SMRT Documentation

The SMRT API documentation describes the structure of the package and modules and provides detailed information on the classes and functions. It is not a practical guide for beginners to learn SMRT even though a few examples are sometimes given. We recommend to first read the tutorials <link here> and then use this API documentation as a further step to exploit SMRT in depth. SMRT extensively uses default/optional arguments in functions to provide a simple yet extendable interface. The API documentation is the only valid/up-to-date reference for these default behaviours as it is auto-generated from source. For developers who want to implement new behaviour in SMRT for their own use or for improving SMRT, we recomend to read the developer guidelines <link here> and to contact the authors of the model to discuss about the best/most generic approach to solve your problem. More documentation for improving SMRT will be prepared in the future.

The following package describes all the packages available in SMRT. The inputs package includes the functions to build the medium and the sensor configuration, it will include in the future any useful functions for inputs from various sources (text file, snowpack model simulations, etc). The permittivity package provides formulae to compute the permittivity of raw materials such as ice. The microstructure_model package includes all the representations of the snow micro-structure available. It provides information on the required and optional parameters of each microstrcuture_model. interface provides the formulation for different types of inter-layer interfaces (such as flat, rugged in the future).

The substrate package and atmosphere packages provide the lower and upper boundary conditions of the radiative transfer. Substrate can represent the soil, ice, ocean. It is worth noting that these modules describe the half-space semi-infinite media under and above the snowpack. It means they have uniform properties and especially temperature which is common practice when the focus is on the snowpack.

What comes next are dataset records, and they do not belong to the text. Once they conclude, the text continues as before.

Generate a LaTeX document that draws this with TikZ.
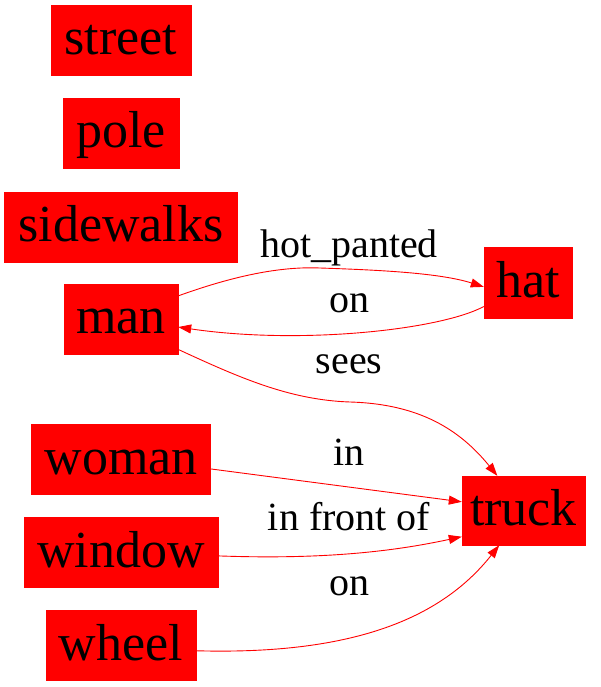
\documentclass[tikz,border=0pt]{standalone}
\usepackage{fontspec}
\setmainfont{Liberation Serif}
\usetikzlibrary{arrows.meta}
\tikzset{
  obj/.style={fill=red, draw=red, inner sep=0pt, minimum height=70pt,
    font=\fontsize{52}{60}\selectfont, text height=36pt, text depth=7pt},
  rel/.style={draw=red, line width=0.9pt, -{Triangle[length=13pt,width=9pt]}},
  lbl/.style={font=\fontsize{40}{46}\selectfont, anchor=base, inner sep=0pt}
}
\begin{document}
\begin{tikzpicture}[x=1pt,y=-1pt]
\useasboundingbox (0,0) rectangle (600,687);
\node[obj, minimum width=140pt] (street) at (121,40) {street};
\node[obj, minimum width=116pt] (pole) at (121,133) {pole};
\node[obj, minimum width=233pt] (sidewalks) at (121,227) {sidewalks};
\node[obj, minimum width=114pt] (man) at (121,319) {man};
\node[obj, minimum width=179pt] (woman) at (121,459.5) {woman};
\node[obj, minimum width=194pt] (window) at (121,552.5) {window};
\node[obj, minimum width=150pt] (wheel) at (121,645.5) {wheel};
\node[obj, minimum width=88pt, minimum height=71pt] (hat) at (528,283) {hat};
\node[obj, minimum width=123pt, minimum height=69pt] (truck) at (523.5,510.5) {truck};

\draw[rel] (man.22) .. controls (225,279) and (275,266) .. (320,268) .. controls (380,270) and (440,273) .. (hat.185);
\draw[rel] (hat.208) .. controls (440,330) and (300,345) .. (man.-8);
\draw[rel] (man.-28) .. controls (240,378) and (290,400) .. (350,402) .. controls (420,404) and (460,430) .. (truck.127);
\draw[rel] (woman.-6.7) -- (truck.172);
\draw[rel] (window.-2.7) .. controls (330,560) and (400,550) .. (truck.203);
\draw[rel] (wheel.-4) .. controls (350,655) and (440,620) .. (truck.235.7);

\node[lbl] (l1) at (349,257) {hot\_panted};
\node[lbl] (l2) at (349,312) {on};
\node[lbl] (l3) at (349,373) {sees};
\node[lbl] (l4) at (349,465) {in};
\node[lbl] (l5) at (349,530) {in front of};
\node[lbl] (l6) at (349,595) {on};
\end{tikzpicture}
\end{document}
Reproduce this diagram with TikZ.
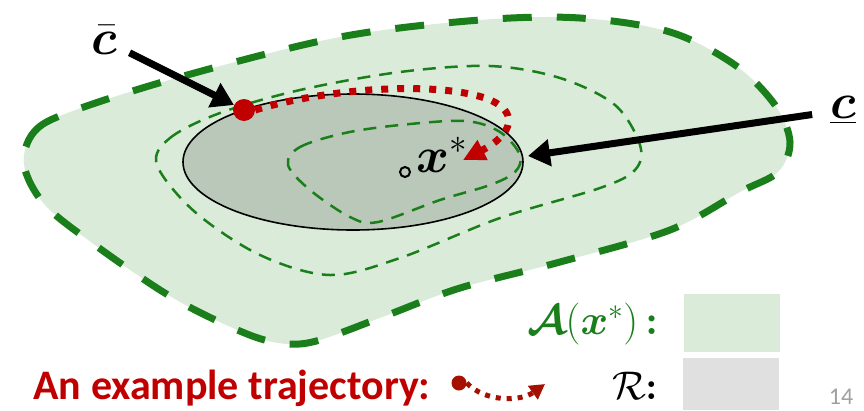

However, for a proper fully coupled multi-layered soil-snow-atmosphere radiative transfer model, it would be necessary to describe the soil and the atmosphere as layers (exactly as the snowpack is made of snow layers) and to implement emmodel adequately to the soil and atmosphere.

The emmodel package includes all the scattering theories available in SMRT (iba, dmrt, independent spheres (Rayleigh), …). In some case there is an inter-dependence between the choices of micro-structure and of electromagnetic theory. For instance, dmrt_shortrange only works with sticky_hard_spheres microstructure (this is inherent to theory) and rayleigh would work with any microstructure model based on spheres (ie. that defines a radius parameter).

The rtsolver package includes the numerical codes that solves the radiative transfer equation.

The core package is where the SMRT machinery is implemented and especially the most important objects Sensor, Layer, Snowpack, Model, etc. It may be useful to understand how these objects work but it is not necessary as most of them (all) are created by helper functions which are much more convenient to use than class constructors. The only exception, which is worth exploring a bit, is Result. It provides useful methods to extract the result of the radiative calculation. In general, it is not recommended to modify/extend core for normal needs. This package does contain any science.

The utils package provides various useful tools to work with SMRT, but they are not strictly necessary. This package includes wrappers to some off-the-shelf models such as DMRT-QMS, HUT and MEMLS.